Where there isn’t rain, there isn’t a crop.  The USDA says the impact of the drought has the potential to increase retail prices for beef, pork, poultry, and dairy products later this year and into 2013. But in the short term, drought conditions may lead to herd culling in response to higher feed costs, and short term increases in meat supply. This could decrease prices for some meat products in the short term. That trend would reverse over time after product supplies shrink.
Here’s how this weather to crop thing works --  Historically, if the farm price of corn increases 50 percent, then retail food prices increase by 0.5 to 1 percent.  We know from every trip to the grocery, that retail food prices bounce around depending on supply and demand.  Expect that again this fall and winter.   USDA reports inflation has averaged 2.5-3 percent annually for the past 20 years, and 2012 is no different.

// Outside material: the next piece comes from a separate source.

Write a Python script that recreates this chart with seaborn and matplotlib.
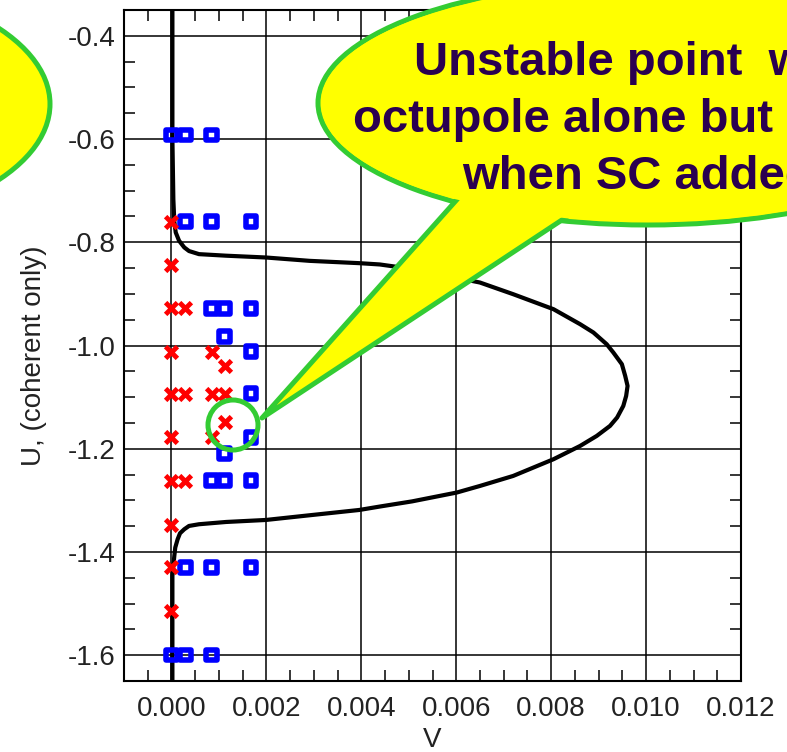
import matplotlib
matplotlib.use("Agg")
import matplotlib.pyplot as plt
import seaborn as sns
from matplotlib.patches import Ellipse, Polygon
from matplotlib.ticker import MultipleLocator, FormatStrFormatter

# ---- data ----
curve_V = [0.00002, 0.00002, 0.00004, 0.00006, 0.00009, 0.00016, 0.00027, 0.00037,
           0.00058, 0.00115, 0.00199, 0.00291, 0.00396, 0.00439, 0.00509, 0.00580,
           0.00650, 0.00720, 0.00805, 0.00861, 0.00889, 0.00917, 0.00931, 0.00949,
           0.00956, 0.00961, 0.00958, 0.00952, 0.00939, 0.00924, 0.00896, 0.00861,
           0.00805, 0.00720, 0.00650, 0.00601, 0.00507, 0.00439, 0.00396, 0.00291,
           0.00199, 0.00115, 0.00058, 0.00037, 0.00027, 0.00018, 0.00013, 0.00008,
           0.00006, 0.00002, 0.00002]
curve_U = [-0.350, -0.600, -0.717, -0.760, -0.781, -0.797, -0.810, -0.817,
           -0.823, -0.826, -0.8295, -0.836, -0.8405, -0.843, -0.852, -0.865,
           -0.878, -0.9006, -0.9297, -0.9587, -0.9748, -0.9975, -1.0136, -1.0362,
           -1.0589, -1.0783, -1.0977, -1.1171, -1.1395, -1.1558, -1.1752, -1.1946,
           -1.2203, -1.2527, -1.2721, -1.2849, -1.3020, -1.3120, -1.3186, -1.3289,
           -1.3380, -1.3419, -1.3463, -1.3496, -1.3560, -1.3638, -1.3754, -1.3915,
           -1.4078, -1.4465, -1.650]

stable_V = [0.0, 0.00029, 0.00084,
            0.00029, 0.00084, 0.00168,
            0.00084, 0.00112, 0.00168,
            0.00112, 0.00168, 0.00168, 0.00168, 0.00112,
            0.00084, 0.00112, 0.00168,
            0.00029, 0.00084, 0.00168,
            0.0, 0.00029, 0.00084]
stable_U = [-0.592, -0.592, -0.592,
            -0.760, -0.760, -0.760,
            -0.928, -0.928, -0.928,
            -0.983, -1.012, -1.093, -1.178, -1.209,
            -1.262, -1.262, -1.262,
            -1.430, -1.430, -1.430,
            -1.600, -1.600, -1.600]

unstable_V = [0.0, 0.0, 0.0, 0.00029, 0.0, 0.00085, 0.00112,
              0.0, 0.00029, 0.00085, 0.00112, 0.00112, 0.0, 0.00085,
              0.0, 0.00029, 0.0, 0.0, 0.0]
unstable_U = [-0.760, -0.844, -0.928, -0.928, -1.012, -1.012, -1.040,
              -1.093, -1.093, -1.093, -1.093, -1.149, -1.178, -1.178,
              -1.262, -1.262, -1.347, -1.430, -1.514]

x_label = "V"
y_label = "U, (coherent only)"
bubble_lines = ["Unstable point  with", "octupole alone but stable", "when SC added"]

# ---- style ----
sns.set_style("white")
plt.rcParams["font.family"] = ["Liberation Sans", "DejaVu Sans"]
plt.rcParams["axes.unicode_minus"] = False

W, H = 787, 752
fig = plt.figure(figsize=(W / 100, H / 100), dpi=100)
ax = fig.add_axes([124 / W, 1 - 681 / H, 617 / W, 671 / H])
ax.set_facecolor("white")

sns.lineplot(x=curve_V, y=curve_U, sort=False, estimator=None, color="black",
             linewidth=3, ax=ax, zorder=2, solid_joinstyle="round",
             solid_capstyle="round")
sns.scatterplot(x=stable_V, y=stable_U, marker="s", s=58, facecolors="none",
                edgecolors="#0000ff", linewidth=4, ax=ax, zorder=3)
sns.scatterplot(x=unstable_V, y=unstable_U, marker="x", s=72, color="#ff0000",
                linewidth=3.5, ax=ax, zorder=4)

ax.set_xlim(-0.001, 0.012)
ax.set_ylim(-1.65, -0.35)
ax.xaxis.set_major_locator(MultipleLocator(0.002))
ax.xaxis.set_minor_locator(MultipleLocator(0.0005))
ax.yaxis.set_major_locator(MultipleLocator(0.2))
ax.yaxis.set_minor_locator(MultipleLocator(0.05))
ax.xaxis.set_major_formatter(FormatStrFormatter("%.3f"))
ax.yaxis.set_major_formatter(FormatStrFormatter("%.1f"))

ax.grid(True, which="major", color="black", linewidth=1.1)
ax.tick_params(which="major", length=0, labelsize=20, labelcolor="#222222")
ax.tick_params(axis="x", which="major", pad=11)
ax.tick_params(axis="y", which="major", pad=6)
ax.tick_params(which="minor", direction="in", length=8, width=1.1, color="black",
               top=True, bottom=True, left=True, right=True)
for sp in ax.spines.values():
    sp.set_visible(True)
    sp.set_color("black")
    sp.set_linewidth(1.5)

ax.set_xlabel(x_label, fontsize=20, color="#222222")
ax.set_ylabel(y_label, fontsize=20, color="#222222")
ax.xaxis.set_label_coords(0.5, -0.068)
ax.yaxis.set_label_coords(-0.125, 0.485)


# ---- callouts (pixel coordinates, top-left origin) ----
def fx(x):
    return x / W


def fy(y):
    return 1 - y / H


yellow = "#ffff00"
green = "#33cc33"
lw_b = 3.6

# left bubble
fig.add_artist(Ellipse((fx(-200), fy(104)), 2 * 250 / W, 2 * 125 / H,
                       transform=fig.transFigure, facecolor=yellow,
                       edgecolor=green, linewidth=lw_b, zorder=10))

# right bubble
cx, cy, a, b = 648, 103, 330, 122
fig.add_artist(Ellipse((fx(cx), fy(cy)), 2 * a / W, 2 * b / H,
                       transform=fig.transFigure, facecolor=yellow,
                       edgecolor=green, linewidth=lw_b, zorder=10))
tail = [(262, 418), (461, 195), (574, 212)]
fig.add_artist(Polygon([(fx(x), fy(y)) for x, y in tail], closed=True,
                       transform=fig.transFigure, facecolor=yellow,
                       edgecolor=green, linewidth=lw_b, joinstyle="round",
                       zorder=11))
fig.add_artist(Ellipse((fx(cx), fy(cy)), 2 * (a - 3) / W, 2 * (b - 3) / H,
                       transform=fig.transFigure, facecolor=yellow,
                       edgecolor="none", zorder=12))

# ring around unstable point
r = 25
fig.add_artist(Ellipse((fx(233), fy(425)), 2 * r / W, 2 * r / H,
                       transform=fig.transFigure, facecolor="none",
                       edgecolor=green, linewidth=lw_b, zorder=11))

for line, yb in zip(bubble_lines, [75, 132, 189]):
    fig.text(fx(638), fy(yb), line, ha="center", va="baseline", fontsize=34,
             fontweight="bold", color="#2a0050", zorder=13)

fig.savefig("out.png", dpi=100, facecolor="white")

They predict, next year, a slight increase above those historical averages when food price inflation is expected to be between 3 percent and 4 percent, with increases centralized in animal products--eggs, meat, and dairy.   So “Aporkalypse” as the rumored bacon shortage has been dubbed, may not be a problem in Ohio, but you’re likely to pay more moola for that bacon.
Regardless of the weather and the price of pigs in or outside a poke, the summer of 2012 was challenging for our local producers.   Keep them in mind as you make your own food plans for the coming year.  Buy local and keep supporting the local farmers and producers you met at the market this year.  Your support keeps them coming back year after year.